(Excerpt from a dataset)
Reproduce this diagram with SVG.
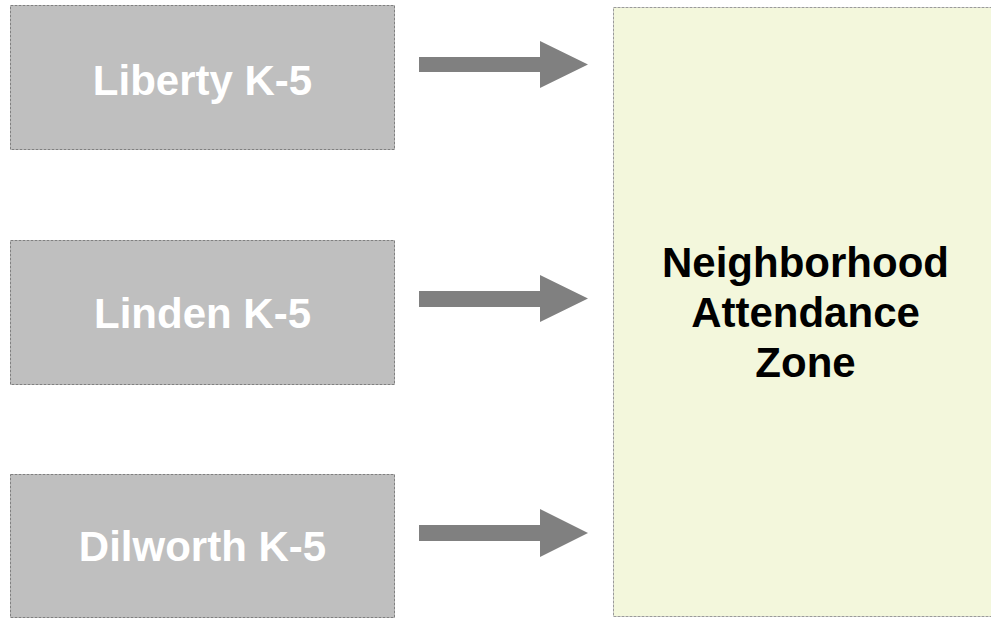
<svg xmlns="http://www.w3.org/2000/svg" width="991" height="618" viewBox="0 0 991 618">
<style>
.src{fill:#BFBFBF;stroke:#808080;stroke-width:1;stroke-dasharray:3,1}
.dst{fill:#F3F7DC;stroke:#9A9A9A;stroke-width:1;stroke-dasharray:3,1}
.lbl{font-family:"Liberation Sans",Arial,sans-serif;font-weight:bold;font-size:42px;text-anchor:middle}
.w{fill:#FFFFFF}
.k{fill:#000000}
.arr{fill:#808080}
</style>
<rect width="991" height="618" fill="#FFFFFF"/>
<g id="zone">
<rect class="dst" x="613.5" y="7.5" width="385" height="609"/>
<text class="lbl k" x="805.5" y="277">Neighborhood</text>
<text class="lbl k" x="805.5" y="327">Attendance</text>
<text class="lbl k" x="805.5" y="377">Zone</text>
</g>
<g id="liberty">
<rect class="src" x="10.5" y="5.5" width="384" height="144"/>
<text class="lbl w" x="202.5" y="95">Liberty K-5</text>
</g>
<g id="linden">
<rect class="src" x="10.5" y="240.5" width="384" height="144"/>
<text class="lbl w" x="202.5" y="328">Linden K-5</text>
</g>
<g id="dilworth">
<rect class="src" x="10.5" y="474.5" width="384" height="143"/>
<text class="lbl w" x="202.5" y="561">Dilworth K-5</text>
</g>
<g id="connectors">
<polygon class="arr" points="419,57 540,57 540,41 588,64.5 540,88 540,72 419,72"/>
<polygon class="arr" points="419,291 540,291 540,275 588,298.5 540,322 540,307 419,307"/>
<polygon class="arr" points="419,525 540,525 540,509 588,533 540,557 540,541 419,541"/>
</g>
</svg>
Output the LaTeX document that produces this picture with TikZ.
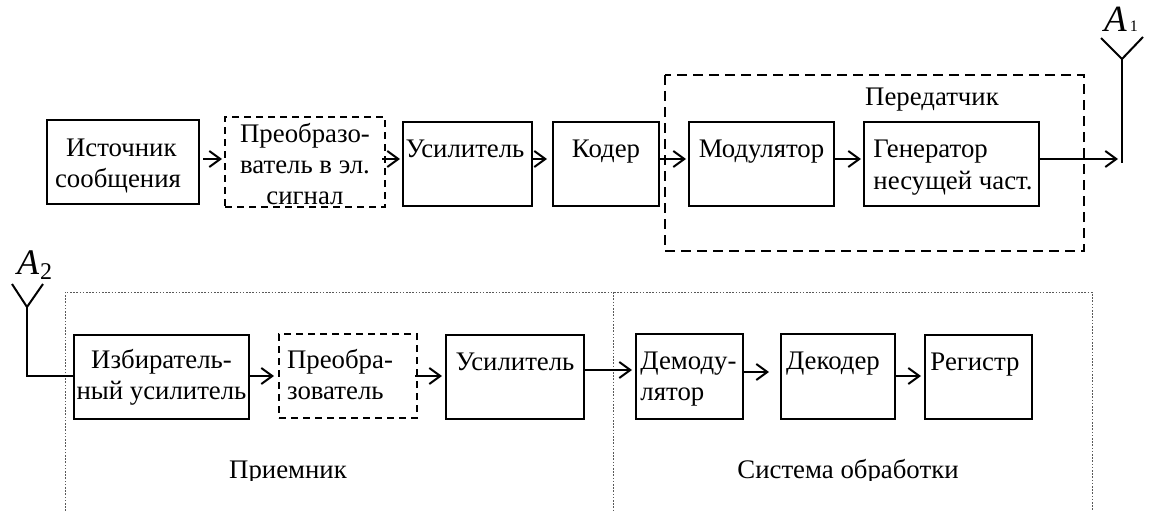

» Problem statement
Retype the entries word for word. Omit any images.

» Written solution
Reproduce this diagram with SVG.
<svg xmlns="http://www.w3.org/2000/svg" width="991" height="618" viewBox="0 0 991 618">
<style>
.src{fill:#BFBFBF;stroke:#808080;stroke-width:1;stroke-dasharray:3,1}
.dst{fill:#F3F7DC;stroke:#9A9A9A;stroke-width:1;stroke-dasharray:3,1}
.lbl{font-family:"Liberation Sans",Arial,sans-serif;font-weight:bold;font-size:42px;text-anchor:middle}
.w{fill:#FFFFFF}
.k{fill:#000000}
.arr{fill:#808080}
</style>
<rect width="991" height="618" fill="#FFFFFF"/>
<g id="zone">
<rect class="dst" x="613.5" y="7.5" width="385" height="609"/>
<text class="lbl k" x="805.5" y="277">Neighborhood</text>
<text class="lbl k" x="805.5" y="327">Attendance</text>
<text class="lbl k" x="805.5" y="377">Zone</text>
</g>
<g id="liberty">
<rect class="src" x="10.5" y="5.5" width="384" height="144"/>
<text class="lbl w" x="202.5" y="95">Liberty K-5</text>
</g>
<g id="linden">
<rect class="src" x="10.5" y="240.5" width="384" height="144"/>
<text class="lbl w" x="202.5" y="328">Linden K-5</text>
</g>
<g id="dilworth">
<rect class="src" x="10.5" y="474.5" width="384" height="143"/>
<text class="lbl w" x="202.5" y="561">Dilworth K-5</text>
</g>
<g id="connectors">
<polygon class="arr" points="419,57 540,57 540,41 588,64.5 540,88 540,72 419,72"/>
<polygon class="arr" points="419,291 540,291 540,275 588,298.5 540,322 540,307 419,307"/>
<polygon class="arr" points="419,525 540,525 540,509 588,533 540,557 540,541 419,541"/>
</g>
</svg>
Output the LaTeX document that produces this picture with TikZ.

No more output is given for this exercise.